=== Given data ===
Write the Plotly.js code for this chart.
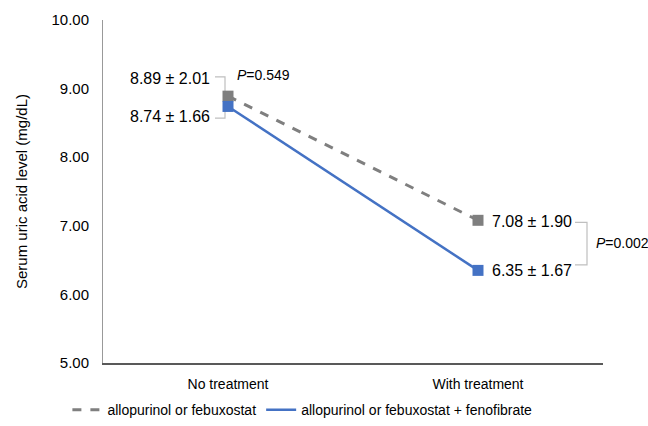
<!DOCTYPE html>
<html>
<head>
<meta charset="utf-8">
<script src="https://cdn.plot.ly/plotly-3.0.1.min.js"></script>
<style>html,body{margin:0;padding:0;background:#fff;}#chart{width:648px;height:426px;}</style>
</head>
<body>
<div id="chart"></div>
<script>
const categories = ["No treatment", "With treatment"];
const seriesNames = ["allopurinol or febuxostat", "allopurinol or febuxostat + fenofibrate"];
const meanA = [8.89, 7.08];
const sdA = [2.01, 1.90];
const meanB = [8.74, 6.35];
const sdB = [1.66, 1.67];
const pLabels = ["0.549", "0.002"];
const yTicks = [5, 6, 7, 8, 9, 10];

const grey = "#7f7f7f", blue = "#4472c4";
const font = "Arial, 'Liberation Sans', sans-serif";

const traces = [
  {x: categories, y: meanA, mode: "lines", name: seriesNames[0],
   line: {color: grey, width: 3, dash: "dash"}, hoverinfo: "skip"},
  {x: categories, y: meanB, mode: "lines", name: seriesNames[1],
   line: {color: blue, width: 2.5}, hoverinfo: "skip"},
  {x: categories, y: meanA, mode: "markers", showlegend: false,
   marker: {symbol: "square", size: 11, color: grey}},
  {x: categories, y: meanB, mode: "markers", showlegend: false,
   marker: {symbol: "square", size: 11, color: blue}}
];

const fmt = (m, s) => m.toFixed(2) + " ± " + s.toFixed(2);
const bc = "#bfbfbf";
const annFont = {family: font, size: 16, color: "#000"};
const pFont = {family: font, size: 14, color: "#000"};

const annotations = [
  {x: -0.064, y: meanA[0] + 0.26, xref: "x", yref: "y", text: fmt(meanA[0], sdA[0]), showarrow: false, xanchor: "right", font: annFont},
  {x: -0.064, y: meanB[0] - 0.14, xref: "x", yref: "y", text: fmt(meanB[0], sdB[0]), showarrow: false, xanchor: "right", font: annFont},
  {x: 0.026, y: meanA[0] + 0.31, xref: "x", yref: "y", text: "<i>P</i>=" + pLabels[0], showarrow: false, xanchor: "left", font: pFont},
  {x: 1.048, y: meanA[1] - 0.02, xref: "x", yref: "y", text: fmt(meanA[1], sdA[1]), showarrow: false, xanchor: "left", font: annFont},
  {x: 1.048, y: meanB[1], xref: "x", yref: "y", text: fmt(meanB[1], sdB[1]), showarrow: false, xanchor: "left", font: annFont},
  {x: 1.462, y: (meanA[1] + meanB[1]) / 2 + 0.03, xref: "x", yref: "y", text: "<i>P</i>=" + pLabels[1], showarrow: false, xanchor: "left", font: pFont}
];

const shapes = [
  {type: "path", xref: "x", yref: "y", path: "M -0.052 9.17 L -0.012 9.17 L -0.012 8.57 L -0.052 8.57", line: {color: bc, width: 1.2}, layer: "below"},
  {type: "path", xref: "x", yref: "y", path: "M 1.388 7.05 L 1.436 7.05 L 1.436 6.43 L 1.388 6.43", line: {color: bc, width: 1.2}, layer: "below"}
];

const layout = {
  width: 648, height: 426,
  margin: {l: 103, r: 45, t: 20, b: 63},
  paper_bgcolor: "#fff", plot_bgcolor: "#fff",
  font: {family: font, size: 14, color: "#000"},
  showlegend: true,
  legend: {orientation: "h", xref: "container", x: 0.104, xanchor: "left",
           yref: "container", y: 0.075, yanchor: "top",
           font: {family: font, size: 14, color: "#000"}, tracegroupgap: 0, itemwidth: 30},
  xaxis: {type: "category", range: [-0.5, 1.5], showgrid: false, zeroline: false,
          showline: true, linecolor: "#595959", linewidth: 1.5, ticks: "", tickfont: {size: 14},
          ticklabelstandoff: 8},
  yaxis: {range: [5, 10], tickvals: yTicks, ticktext: yTicks.map(v => v.toFixed(2)),
          showgrid: false, zeroline: false, showline: true, linecolor: "#999", linewidth: 1,
          ticks: "", ticklabelstandoff: 10, tickfont: {size: 15},
          title: {text: "Serum uric acid level (mg/dL)", font: {size: 15}, standoff: 20}},
  annotations: annotations,
  shapes: shapes
};

Plotly.newPlot("chart", traces, layout, {displayModeBar: false, staticPlot: true});
</script>
</body>
</html>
===
Task details |
Write out the listing above again, exactly, but with no pictures in the copy.

Response |
Write the Plotly.js code for this chart.
<!DOCTYPE html>
<html>
<head>
<meta charset="utf-8">
<script src="https://cdn.plot.ly/plotly-3.0.1.min.js"></script>
<style>html,body{margin:0;padding:0;background:#fff;}#chart{width:648px;height:426px;}</style>
</head>
<body>
<div id="chart"></div>
<script>
const categories = ["No treatment", "With treatment"];
const seriesNames = ["allopurinol or febuxostat", "allopurinol or febuxostat + fenofibrate"];
const meanA = [8.89, 7.08];
const sdA = [2.01, 1.90];
const meanB = [8.74, 6.35];
const sdB = [1.66, 1.67];
const pLabels = ["0.549", "0.002"];
const yTicks = [5, 6, 7, 8, 9, 10];

const grey = "#7f7f7f", blue = "#4472c4";
const font = "Arial, 'Liberation Sans', sans-serif";

const traces = [
  {x: categories, y: meanA, mode: "lines", name: seriesNames[0],
   line: {color: grey, width: 3, dash: "dash"}, hoverinfo: "skip"},
  {x: categories, y: meanB, mode: "lines", name: seriesNames[1],
   line: {color: blue, width: 2.5}, hoverinfo: "skip"},
  {x: categories, y: meanA, mode: "markers", showlegend: false,
   marker: {symbol: "square", size: 11, color: grey}},
  {x: categories, y: meanB, mode: "markers", showlegend: false,
   marker: {symbol: "square", size: 11, color: blue}}
];

const fmt = (m, s) => m.toFixed(2) + " ± " + s.toFixed(2);
const bc = "#bfbfbf";
const annFont = {family: font, size: 16, color: "#000"};
const pFont = {family: font, size: 14, color: "#000"};

const annotations = [
  {x: -0.064, y: meanA[0] + 0.26, xref: "x", yref: "y", text: fmt(meanA[0], sdA[0]), showarrow: false, xanchor: "right", font: annFont},
  {x: -0.064, y: meanB[0] - 0.14, xref: "x", yref: "y", text: fmt(meanB[0], sdB[0]), showarrow: false, xanchor: "right", font: annFont},
  {x: 0.026, y: meanA[0] + 0.31, xref: "x", yref: "y", text: "<i>P</i>=" + pLabels[0], showarrow: false, xanchor: "left", font: pFont},
  {x: 1.048, y: meanA[1] - 0.02, xref: "x", yref: "y", text: fmt(meanA[1], sdA[1]), showarrow: false, xanchor: "left", font: annFont},
  {x: 1.048, y: meanB[1], xref: "x", yref: "y", text: fmt(meanB[1], sdB[1]), showarrow: false, xanchor: "left", font: annFont},
  {x: 1.462, y: (meanA[1] + meanB[1]) / 2 + 0.03, xref: "x", yref: "y", text: "<i>P</i>=" + pLabels[1], showarrow: false, xanchor: "left", font: pFont}
];

const shapes = [
  {type: "path", xref: "x", yref: "y", path: "M -0.052 9.17 L -0.012 9.17 L -0.012 8.57 L -0.052 8.57", line: {color: bc, width: 1.2}, layer: "below"},
  {type: "path", xref: "x", yref: "y", path: "M 1.388 7.05 L 1.436 7.05 L 1.436 6.43 L 1.388 6.43", line: {color: bc, width: 1.2}, layer: "below"}
];

const layout = {
  width: 648, height: 426,
  margin: {l: 103, r: 45, t: 20, b: 63},
  paper_bgcolor: "#fff", plot_bgcolor: "#fff",
  font: {family: font, size: 14, color: "#000"},
  showlegend: true,
  legend: {orientation: "h", xref: "container", x: 0.104, xanchor: "left",
           yref: "container", y: 0.075, yanchor: "top",
           font: {family: font, size: 14, color: "#000"}, tracegroupgap: 0, itemwidth: 30},
  xaxis: {type: "category", range: [-0.5, 1.5], showgrid: false, zeroline: false,
          showline: true, linecolor: "#595959", linewidth: 1.5, ticks: "", tickfont: {size: 14},
          ticklabelstandoff: 8},
  yaxis: {range: [5, 10], tickvals: yTicks, ticktext: yTicks.map(v => v.toFixed(2)),
          showgrid: false, zeroline: false, showline: true, linecolor: "#999", linewidth: 1,
          ticks: "", ticklabelstandoff: 10, tickfont: {size: 15},
          title: {text: "Serum uric acid level (mg/dL)", font: {size: 15}, standoff: 20}},
  annotations: annotations,
  shapes: shapes
};

Plotly.newPlot("chart", traces, layout, {displayModeBar: false, staticPlot: true});
</script>
</body>
</html>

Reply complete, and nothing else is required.